The int, float and char * all occupy the same place in the union, they are not consecutive so, if you need to store them all, it's a structure you're looking for, not a union.

The structure is the size of the largest thing in the union plus the size of the type, since it's outside the union.

#define TYP_INT 0
#define TYP_FLT 1
#define TYP_STR 2

typedef struct {
    int type;
    union data {
        int a;
        float b;
        char *c;
    }
} tMyType;

static void printMyType (tMyType * x) {
    if (x.type == TYP_INT) {
        printf ("%d\n", x.data.a;
        return;
    }
    if (x.type == TYP_FLT) {
        printf ("%f\n", x.data.b;
        return;
    }
    if (x.type == TYP_STR) {
        printf ("%s\n", x.data.c;
        return;
    }
}

The printMyType function will correctly detect what's stored in the structure (unless you lie to it) and print out the relevant value.

When you populate one of them, you have to do:

x.type = TYP_INT;
x.data.a = 7;

x.type = TYP_STR;
x.data.c = "Hello";

and a given x can only be one thing at a time.

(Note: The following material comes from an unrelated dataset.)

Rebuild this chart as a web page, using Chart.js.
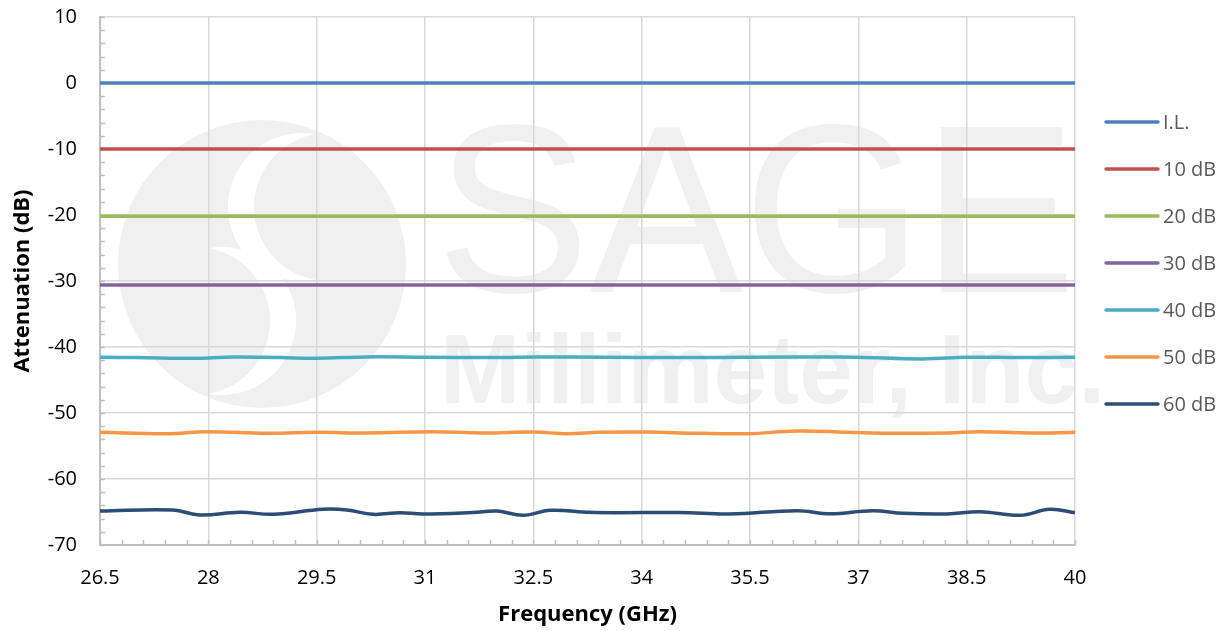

Woe betide anyone who tries:

x.type = TYP_STR;
x.data.a = 7;

They're asking for trouble.

回答6:

Unions are usually used when only one of the below would be stored in an instance at any given point of time. i.e. you can either store a float, a char or an int at any instant. This is to save memory - by not allocating extra/distinct memory for a float and an int, when you are just going to use it to store a char. The amount of memory allocated = largest type in union.

union unin
{
   float f;
   char c;
   int a;
}

The other use of union is when you want to store something that has parts, let sat you may want to model a register as a union containing the upper byte, lower byte and a composite value. So you can store a composite value into the union and use the members to get the pieces via the other members.